Before we carry on with our discussion of action lines, here is something I learned about movie budgets.
One of the most popular questions asked of screenwriters is “What is the budget of this movie”? Yet there are no websites I can see which offer guidance on this. So, to fill a gap I thought I would share my research with you, gentle reader…
It can be frustrating for a screenwriter trying to estimate his or her potential screenplay’s budget. How much do SFX cost? How much does it cost to shoot in a particular city or range of locations? Will those exotic wild animals bump up the cost?
The only way I’ve found any answers is to look at previous movie budgets. Now, inflation can be a vexing devil, so I’ve only gone back a few years in most cases.
Here’s a list of recent movies from a range of budgets, along with what it cost to make them (All numbers are taken from http://www.boxofficemojo.com):
Man of Steel = $225 million
Iron Man 3 = $200 million
World War Z = $190 million
Fast & Furious 6 = $160 million
Gravity = $100 million
Crazy Stupid Love= $50 million
Zero Dark Thirty = $40 million
The Social Network = $40 million
The Rite = $37 million
Saving Mr Banks = $35 million
Looper = $30 million
Anchorman = $26 million
The Conjuring = $20 million
The Apparition = $17 million
Nebraska = $12 million
Paranormal Activity 2 = $3 million
The Purge = $3 million
Last Exorcism = $1.8 million
Insidious = $1.5 million
The Devil Inside = $1 million
Paranormal Activity = $15,000
What does this mean? Well, let’s break it down.

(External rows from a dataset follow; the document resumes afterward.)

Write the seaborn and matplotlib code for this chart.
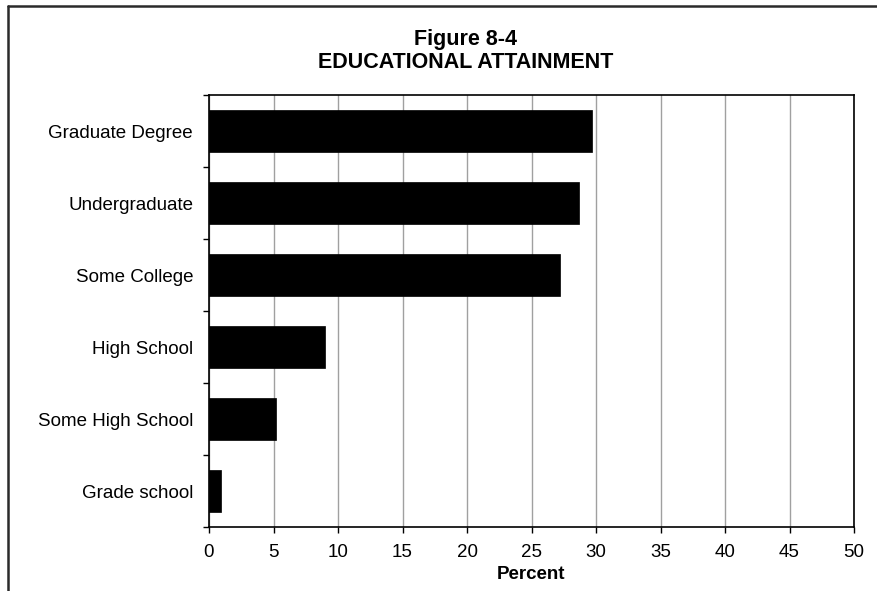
import matplotlib
matplotlib.use("Agg")
import matplotlib.pyplot as plt
from matplotlib.lines import Line2D
import seaborn as sns
import pandas as pd

categories = ["Graduate Degree", "Undergraduate", "Some College",
              "High School", "Some High School", "Grade school"]
percent = [29.7, 28.7, 27.2, 9.0, 5.2, 0.9]
x_ticks = list(range(0, 51, 5))

df = pd.DataFrame({"Category": categories, "Percent": percent})

sns.set_theme(style="white")
plt.rcParams["font.family"] = ["Liberation Sans", "DejaVu Sans"]
plt.rcParams["text.color"] = "black"

W, H = 877, 591
fig = plt.figure(figsize=(W / 100, H / 100), dpi=100)
fig.patch.set_facecolor("white")
ax = fig.add_axes([209 / W, 1 - 527 / H, (854 - 209) / W, (527 - 95) / H])

sns.barplot(data=df, x="Percent", y="Category", order=categories,
            color="black", saturation=1, width=0.58, edgecolor="black",
            linewidth=0.5, ax=ax)

ax.set_xlim(0, 50)
ax.set_xticks(x_ticks)
ax.set_xticklabels([str(t) for t in x_ticks], fontsize=13.5, color="black")
ax.set_ylim(len(categories) - 0.5, -0.5)

# category labels at bar centres, tick marks on category boundaries
ax.set_yticks(range(len(categories)))
ax.set_yticklabels(categories, fontsize=13.5, color="black")
ax.set_yticks([i - 0.5 for i in range(len(categories) + 1)], minor=True)
ax.tick_params(axis="y", which="major", length=0, pad=11.5)
ax.tick_params(axis="y", which="minor", left=True, length=4.5, width=1, color="black")
ax.tick_params(axis="x", which="major", bottom=True, length=4.5, width=1,
               color="black", pad=8)

ax.xaxis.grid(True, color="#a0a0a0", linewidth=1)
ax.yaxis.grid(False)
ax.set_axisbelow(True)
for s in ax.spines.values():
    s.set_visible(True)
    s.set_color("black")
    s.set_linewidth(1.2)

ax.set_ylabel("")
ax.set_xlabel("Percent", fontsize=13.5, fontweight="bold", labelpad=3,
              color="black")

cx = 466 / W
fig.text(cx, 1 - 40 / H, "Figure 8-4", ha="center", va="center",
         fontsize=15.5, fontweight="bold", color="black")
fig.text(cx, 1 - 63 / H, "EDUCATIONAL ATTAINMENT", ha="center", va="center",
         fontsize=15.5, fontweight="bold", color="black")

# chart frame
fig.add_artist(Line2D([8 / W, 8 / W], [0, 1 - 6 / H], transform=fig.transFigure,
                      color="#2a2a2a", linewidth=1.8))
fig.add_artist(Line2D([8 / W, 1], [1 - 6 / H, 1 - 6 / H], transform=fig.transFigure,
                      color="#2a2a2a", linewidth=1.8))

fig.savefig("out.png", dpi=100, facecolor="white")
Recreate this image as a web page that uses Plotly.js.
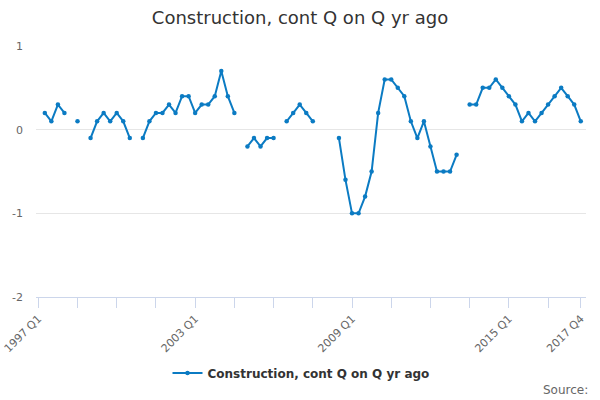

At the top end, we have big budget tentpole studio movies crammed with SFX and bankable stars. If you can make one of these for under $100 million, good luck. This is a very small market. Studios may only make a handful of these a year. Most of them are adaptations. Competition is fierce, and writing jobs are usually assignments that are given to writers with a proven track record for generating serious cash. Here you will find your Joss Wheedons, David S Goyers and Zack Snyders.

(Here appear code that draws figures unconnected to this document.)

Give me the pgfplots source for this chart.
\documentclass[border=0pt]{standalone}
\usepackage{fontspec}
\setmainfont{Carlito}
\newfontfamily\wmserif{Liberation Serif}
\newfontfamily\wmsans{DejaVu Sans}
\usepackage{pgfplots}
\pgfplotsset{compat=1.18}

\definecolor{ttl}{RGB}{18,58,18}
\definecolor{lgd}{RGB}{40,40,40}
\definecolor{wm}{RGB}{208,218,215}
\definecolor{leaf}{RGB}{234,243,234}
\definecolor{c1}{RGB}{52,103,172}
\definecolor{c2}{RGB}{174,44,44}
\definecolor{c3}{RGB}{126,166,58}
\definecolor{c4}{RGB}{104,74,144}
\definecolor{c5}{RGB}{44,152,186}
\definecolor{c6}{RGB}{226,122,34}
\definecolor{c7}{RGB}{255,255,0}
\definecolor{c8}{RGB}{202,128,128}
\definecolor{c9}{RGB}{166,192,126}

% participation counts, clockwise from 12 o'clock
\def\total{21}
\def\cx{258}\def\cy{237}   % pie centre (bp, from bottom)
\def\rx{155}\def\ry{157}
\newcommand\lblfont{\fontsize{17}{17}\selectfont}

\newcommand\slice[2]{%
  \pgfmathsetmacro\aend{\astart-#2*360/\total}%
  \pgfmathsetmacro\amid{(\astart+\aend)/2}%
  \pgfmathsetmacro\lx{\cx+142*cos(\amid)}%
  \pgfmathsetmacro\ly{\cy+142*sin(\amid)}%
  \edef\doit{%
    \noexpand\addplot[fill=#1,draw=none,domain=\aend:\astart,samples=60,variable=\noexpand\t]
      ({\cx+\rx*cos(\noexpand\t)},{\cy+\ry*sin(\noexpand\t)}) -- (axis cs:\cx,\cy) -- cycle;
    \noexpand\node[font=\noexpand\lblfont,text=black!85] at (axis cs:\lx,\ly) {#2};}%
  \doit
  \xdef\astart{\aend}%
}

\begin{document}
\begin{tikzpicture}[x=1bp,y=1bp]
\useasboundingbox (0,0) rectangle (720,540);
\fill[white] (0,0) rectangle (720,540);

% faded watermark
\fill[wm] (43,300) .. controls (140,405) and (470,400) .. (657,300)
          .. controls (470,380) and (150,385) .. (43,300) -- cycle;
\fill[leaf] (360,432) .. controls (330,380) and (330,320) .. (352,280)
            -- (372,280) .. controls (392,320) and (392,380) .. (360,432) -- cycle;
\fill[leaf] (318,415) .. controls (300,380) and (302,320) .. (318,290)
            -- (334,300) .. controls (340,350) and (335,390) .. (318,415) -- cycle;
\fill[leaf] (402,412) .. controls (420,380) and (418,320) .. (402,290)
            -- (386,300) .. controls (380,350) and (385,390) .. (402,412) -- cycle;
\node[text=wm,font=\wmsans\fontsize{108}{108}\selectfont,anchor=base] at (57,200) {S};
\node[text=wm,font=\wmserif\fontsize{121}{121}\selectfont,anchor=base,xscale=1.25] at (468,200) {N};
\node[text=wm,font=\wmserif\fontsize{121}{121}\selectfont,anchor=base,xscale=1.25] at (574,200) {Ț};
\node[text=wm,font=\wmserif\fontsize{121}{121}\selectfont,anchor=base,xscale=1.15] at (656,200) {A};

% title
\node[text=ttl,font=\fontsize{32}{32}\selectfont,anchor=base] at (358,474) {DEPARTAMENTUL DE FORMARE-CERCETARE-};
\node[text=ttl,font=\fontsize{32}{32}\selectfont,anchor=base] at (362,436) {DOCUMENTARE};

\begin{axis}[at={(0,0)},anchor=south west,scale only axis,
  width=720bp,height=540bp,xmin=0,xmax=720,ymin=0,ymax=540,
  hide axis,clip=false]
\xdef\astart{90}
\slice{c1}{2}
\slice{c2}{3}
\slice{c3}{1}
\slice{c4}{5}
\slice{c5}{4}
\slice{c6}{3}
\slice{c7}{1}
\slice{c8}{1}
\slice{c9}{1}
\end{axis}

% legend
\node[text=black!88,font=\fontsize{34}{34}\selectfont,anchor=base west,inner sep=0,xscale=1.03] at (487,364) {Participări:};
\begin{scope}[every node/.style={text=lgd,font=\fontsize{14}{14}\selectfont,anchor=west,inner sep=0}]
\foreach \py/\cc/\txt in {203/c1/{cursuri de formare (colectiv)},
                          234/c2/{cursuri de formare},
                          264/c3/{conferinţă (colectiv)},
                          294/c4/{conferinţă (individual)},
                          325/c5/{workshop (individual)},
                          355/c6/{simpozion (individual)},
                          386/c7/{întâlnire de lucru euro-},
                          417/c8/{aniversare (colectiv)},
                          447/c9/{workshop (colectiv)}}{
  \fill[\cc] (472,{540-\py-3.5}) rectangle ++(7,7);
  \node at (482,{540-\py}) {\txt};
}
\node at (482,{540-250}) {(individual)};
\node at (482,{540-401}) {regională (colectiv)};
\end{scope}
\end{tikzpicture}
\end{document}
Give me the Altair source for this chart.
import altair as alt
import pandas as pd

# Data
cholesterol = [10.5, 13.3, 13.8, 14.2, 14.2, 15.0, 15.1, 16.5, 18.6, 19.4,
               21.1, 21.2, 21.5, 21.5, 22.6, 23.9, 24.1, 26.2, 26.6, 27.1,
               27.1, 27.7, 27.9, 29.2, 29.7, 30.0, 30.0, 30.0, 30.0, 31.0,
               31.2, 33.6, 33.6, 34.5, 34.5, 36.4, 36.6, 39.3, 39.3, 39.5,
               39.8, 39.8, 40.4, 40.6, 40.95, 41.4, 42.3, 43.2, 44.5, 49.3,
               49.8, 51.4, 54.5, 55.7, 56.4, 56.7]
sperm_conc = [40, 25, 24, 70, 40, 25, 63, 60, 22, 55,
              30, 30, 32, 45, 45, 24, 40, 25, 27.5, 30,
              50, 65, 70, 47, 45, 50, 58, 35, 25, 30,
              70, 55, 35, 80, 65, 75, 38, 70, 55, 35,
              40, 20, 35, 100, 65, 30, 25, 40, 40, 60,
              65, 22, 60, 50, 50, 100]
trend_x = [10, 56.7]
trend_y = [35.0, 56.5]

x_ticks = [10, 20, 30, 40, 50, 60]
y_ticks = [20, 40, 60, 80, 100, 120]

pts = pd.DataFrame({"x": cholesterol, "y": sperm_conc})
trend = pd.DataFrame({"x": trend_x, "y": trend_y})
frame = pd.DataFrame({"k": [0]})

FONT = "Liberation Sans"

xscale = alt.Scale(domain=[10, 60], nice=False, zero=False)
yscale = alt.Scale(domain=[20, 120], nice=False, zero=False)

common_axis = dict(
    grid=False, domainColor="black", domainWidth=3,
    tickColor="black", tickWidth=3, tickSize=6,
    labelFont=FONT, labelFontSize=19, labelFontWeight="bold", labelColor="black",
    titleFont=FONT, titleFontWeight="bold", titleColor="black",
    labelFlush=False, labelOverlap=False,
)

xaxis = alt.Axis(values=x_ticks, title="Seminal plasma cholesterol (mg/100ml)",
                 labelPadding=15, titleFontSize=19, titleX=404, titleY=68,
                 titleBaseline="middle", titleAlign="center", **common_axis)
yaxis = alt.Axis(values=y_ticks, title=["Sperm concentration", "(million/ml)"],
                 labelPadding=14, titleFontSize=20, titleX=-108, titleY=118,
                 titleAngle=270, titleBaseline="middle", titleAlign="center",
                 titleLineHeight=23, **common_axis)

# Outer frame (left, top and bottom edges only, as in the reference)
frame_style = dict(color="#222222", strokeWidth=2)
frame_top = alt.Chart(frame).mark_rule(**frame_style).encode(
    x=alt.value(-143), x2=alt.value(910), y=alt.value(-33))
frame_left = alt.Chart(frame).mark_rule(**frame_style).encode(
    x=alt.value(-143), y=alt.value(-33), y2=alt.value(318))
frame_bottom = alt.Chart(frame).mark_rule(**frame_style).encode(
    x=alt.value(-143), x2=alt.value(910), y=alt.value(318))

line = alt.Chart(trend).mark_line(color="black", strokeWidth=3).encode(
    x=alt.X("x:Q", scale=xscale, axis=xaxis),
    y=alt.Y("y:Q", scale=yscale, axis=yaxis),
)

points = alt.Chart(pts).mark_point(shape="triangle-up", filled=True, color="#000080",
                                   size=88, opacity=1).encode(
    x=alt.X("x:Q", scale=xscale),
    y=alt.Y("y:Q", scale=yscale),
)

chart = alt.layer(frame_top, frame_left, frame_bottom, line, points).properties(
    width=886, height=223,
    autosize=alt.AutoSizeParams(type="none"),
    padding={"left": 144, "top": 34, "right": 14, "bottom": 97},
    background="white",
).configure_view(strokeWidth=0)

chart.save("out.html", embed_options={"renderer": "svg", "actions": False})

In the middle range we have movies that are between £10-$100 million. This is a big range, and may movies are made for this amount of money. Factors that can push your script into this bracket include SFX, a few bankable stars, or lots of animals and stunt scenes. So if you’re filming Tom Hanks, Anthony Hopkins, or Steve Carrell, or your script calls for a family of tigers, or a scene where someone jumps onto a moving semi-trailer (that’s a lorry for those of you who are English), or a wise-cracking CGI alien, this is likely to be your budget range. Again, there is tough competition here. Writers like Aaron Sorkin have made this budget range their own. But it may be possible to break into this market if you have a seriously strong concept and story that attracts star caliber talent or high-level investment. Note that many of these are dramas or dramedies. That’s because it’s tough to get a drama made unless you have a star, or an ex-star that wants to come back. Both of whom can push your low-budget piece up into this category.
Next, we have the low budget world. This is the easiest spot to aim at. Most of these movies have either no SFX, a limited cast, are contained (i.e. they have limited locations, ideally less than 4), or are found footage. This is the world of the TV or family movie, However, it is also notably dominated by the horror genre. Horror has been the proving ground for many directors who went on to be A-listers (Steven Spielberg, Peter Jackson) and tends to feature actors who can carry a movie without having the ego or bank account of so-called “stars”. A good horror movie can break box-office records, and studios know this. For instance, Insidious (2011) cost only £1.3 million to make, yet grossed over $55 million. Compare that to infamous flop “John Carter” (2012), which cost $250 million yet has recouped only $75 so far.
Finally, we have the weird and wonderful world of the microbudget movie. This can be the kind of thing that premieres on the horror channel (if anywhere), or the kind of megahit that makes an entire career. Again, horror tends to dominate. Paranormal Activity, The Blair Witch Project, and Halloween all became the most profitable independent films ever at one time. However other genres proliferate, such as 1980s sci-fi cult hits like Charles Band’s Trancers. However, it’s pretty safe to say these are flukes.
In reality, the low budget movie seems like a more sensible place to start. However, a word of warning: limiting your ideas to deliver a tiny budget movie may be a mistake. My own movie “Clone Hunter” was written as a big-budget space opera, yet managed to translate into a much lower budget movie. However, I’ve written microbudget movies by shoe-horning my ideas into confined locations without any SFX, and these failed to ignite any interest.
In my opinion, it doesn’t hurt to put your eggs in different baskets. You can always try for a big-budget payoff while honing that indie coming-of-age drama and rattling off that limited location found footage horor movie.
Like everything with writing, it seems there’s no single surefire quick access route to success. Sometimes it’s just a matter of writing what excites you and finding someone who is as passionate about your material as you are. If nobody else shares your vision, move on.